*GIVEN INSTRUCTION*:
Find the lines of data that contain the string "this", then list them.

*AVAILABLE DATA*:
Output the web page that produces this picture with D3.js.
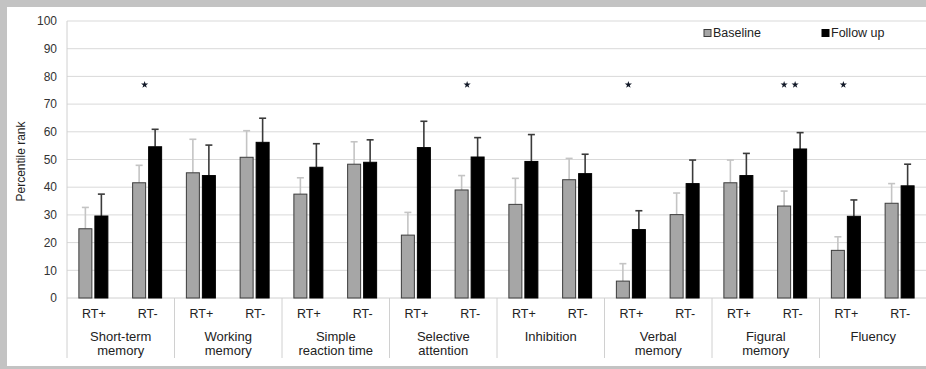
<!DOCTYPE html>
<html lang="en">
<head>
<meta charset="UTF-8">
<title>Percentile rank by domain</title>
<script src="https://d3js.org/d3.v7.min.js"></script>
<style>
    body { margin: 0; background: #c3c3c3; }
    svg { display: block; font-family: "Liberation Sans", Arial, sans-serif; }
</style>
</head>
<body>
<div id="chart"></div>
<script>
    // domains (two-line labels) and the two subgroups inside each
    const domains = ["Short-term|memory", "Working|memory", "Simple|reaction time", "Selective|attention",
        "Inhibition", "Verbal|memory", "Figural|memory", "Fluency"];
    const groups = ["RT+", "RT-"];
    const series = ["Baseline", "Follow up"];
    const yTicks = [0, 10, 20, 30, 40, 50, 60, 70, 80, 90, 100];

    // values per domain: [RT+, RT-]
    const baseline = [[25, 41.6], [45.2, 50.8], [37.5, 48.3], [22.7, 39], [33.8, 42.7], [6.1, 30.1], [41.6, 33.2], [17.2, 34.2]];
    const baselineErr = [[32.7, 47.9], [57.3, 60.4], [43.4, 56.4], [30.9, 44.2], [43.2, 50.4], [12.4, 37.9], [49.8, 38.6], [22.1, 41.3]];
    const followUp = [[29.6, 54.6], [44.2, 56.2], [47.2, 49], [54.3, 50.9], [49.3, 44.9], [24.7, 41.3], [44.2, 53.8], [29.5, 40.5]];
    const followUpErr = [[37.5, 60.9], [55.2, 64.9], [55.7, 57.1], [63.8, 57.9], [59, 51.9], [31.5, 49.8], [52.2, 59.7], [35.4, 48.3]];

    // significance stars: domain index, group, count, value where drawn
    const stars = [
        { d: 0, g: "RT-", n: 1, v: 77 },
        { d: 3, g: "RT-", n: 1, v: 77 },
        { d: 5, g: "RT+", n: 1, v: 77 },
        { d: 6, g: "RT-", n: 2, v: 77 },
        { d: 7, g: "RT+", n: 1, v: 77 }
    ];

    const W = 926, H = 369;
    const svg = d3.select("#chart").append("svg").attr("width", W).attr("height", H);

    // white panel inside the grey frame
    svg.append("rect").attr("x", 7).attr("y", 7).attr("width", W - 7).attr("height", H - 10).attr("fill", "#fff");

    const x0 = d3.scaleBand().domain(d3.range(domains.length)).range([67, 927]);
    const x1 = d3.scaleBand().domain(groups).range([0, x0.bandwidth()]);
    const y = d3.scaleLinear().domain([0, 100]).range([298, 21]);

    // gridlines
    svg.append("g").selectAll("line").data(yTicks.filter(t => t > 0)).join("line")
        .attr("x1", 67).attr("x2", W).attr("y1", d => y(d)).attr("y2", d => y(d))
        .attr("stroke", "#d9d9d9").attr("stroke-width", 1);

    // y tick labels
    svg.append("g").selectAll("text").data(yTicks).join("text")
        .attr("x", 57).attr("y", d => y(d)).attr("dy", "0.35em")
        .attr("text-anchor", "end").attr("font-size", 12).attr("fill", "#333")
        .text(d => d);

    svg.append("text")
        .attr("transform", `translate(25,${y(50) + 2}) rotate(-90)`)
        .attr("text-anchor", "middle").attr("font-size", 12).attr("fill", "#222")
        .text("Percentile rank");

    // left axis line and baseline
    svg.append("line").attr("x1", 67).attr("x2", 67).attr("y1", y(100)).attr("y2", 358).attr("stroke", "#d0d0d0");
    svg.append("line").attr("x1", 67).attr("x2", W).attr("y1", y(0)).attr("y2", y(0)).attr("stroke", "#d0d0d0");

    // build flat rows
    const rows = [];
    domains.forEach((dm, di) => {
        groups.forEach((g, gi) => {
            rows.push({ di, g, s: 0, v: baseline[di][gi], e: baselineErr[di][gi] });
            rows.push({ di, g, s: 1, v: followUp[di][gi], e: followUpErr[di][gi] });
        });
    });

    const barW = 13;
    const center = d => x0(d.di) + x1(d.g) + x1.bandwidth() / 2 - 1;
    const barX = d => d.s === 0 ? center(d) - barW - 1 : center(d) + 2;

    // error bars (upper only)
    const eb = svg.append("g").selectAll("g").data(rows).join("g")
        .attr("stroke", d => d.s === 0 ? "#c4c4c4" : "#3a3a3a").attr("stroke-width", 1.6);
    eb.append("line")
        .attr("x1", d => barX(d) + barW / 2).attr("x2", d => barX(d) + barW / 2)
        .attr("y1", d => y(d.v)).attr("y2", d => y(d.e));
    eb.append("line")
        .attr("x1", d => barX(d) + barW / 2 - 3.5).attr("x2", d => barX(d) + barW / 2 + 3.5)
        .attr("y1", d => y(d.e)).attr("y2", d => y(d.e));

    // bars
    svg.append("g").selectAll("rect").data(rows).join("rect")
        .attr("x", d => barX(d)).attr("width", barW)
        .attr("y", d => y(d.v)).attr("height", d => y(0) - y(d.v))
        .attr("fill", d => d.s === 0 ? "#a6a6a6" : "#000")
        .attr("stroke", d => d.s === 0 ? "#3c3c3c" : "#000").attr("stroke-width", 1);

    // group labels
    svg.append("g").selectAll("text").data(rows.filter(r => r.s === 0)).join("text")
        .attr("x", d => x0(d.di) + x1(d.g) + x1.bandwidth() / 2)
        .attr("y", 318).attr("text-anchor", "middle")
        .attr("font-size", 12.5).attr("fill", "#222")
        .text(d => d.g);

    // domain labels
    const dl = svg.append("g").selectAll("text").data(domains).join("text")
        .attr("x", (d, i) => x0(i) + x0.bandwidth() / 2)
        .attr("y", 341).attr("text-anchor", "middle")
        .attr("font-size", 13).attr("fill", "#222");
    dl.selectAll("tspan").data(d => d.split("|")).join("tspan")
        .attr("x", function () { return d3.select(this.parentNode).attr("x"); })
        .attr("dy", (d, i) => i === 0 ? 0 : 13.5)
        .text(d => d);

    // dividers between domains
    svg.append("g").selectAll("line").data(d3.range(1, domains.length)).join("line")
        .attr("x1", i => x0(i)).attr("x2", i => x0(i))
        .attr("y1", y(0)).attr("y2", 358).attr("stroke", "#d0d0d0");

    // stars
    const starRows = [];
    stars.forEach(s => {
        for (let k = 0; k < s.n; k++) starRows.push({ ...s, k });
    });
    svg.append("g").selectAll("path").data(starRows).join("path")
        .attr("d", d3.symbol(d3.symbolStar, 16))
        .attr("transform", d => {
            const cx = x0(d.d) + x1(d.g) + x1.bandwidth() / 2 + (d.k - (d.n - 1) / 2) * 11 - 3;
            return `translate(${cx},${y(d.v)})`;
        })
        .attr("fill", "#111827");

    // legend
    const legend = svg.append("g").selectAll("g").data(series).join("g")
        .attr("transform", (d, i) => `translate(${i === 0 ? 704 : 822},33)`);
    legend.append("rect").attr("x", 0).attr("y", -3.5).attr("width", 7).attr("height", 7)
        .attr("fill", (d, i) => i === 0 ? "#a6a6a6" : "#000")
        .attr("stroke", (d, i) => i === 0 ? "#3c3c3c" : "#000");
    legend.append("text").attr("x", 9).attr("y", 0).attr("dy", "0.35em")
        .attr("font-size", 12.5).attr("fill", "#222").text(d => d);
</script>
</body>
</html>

*FINISHED TASK*:
Output the web page that produces this picture with D3.js.
        .attr("x", function () { return d3.select(this.parentNode).attr("x"); })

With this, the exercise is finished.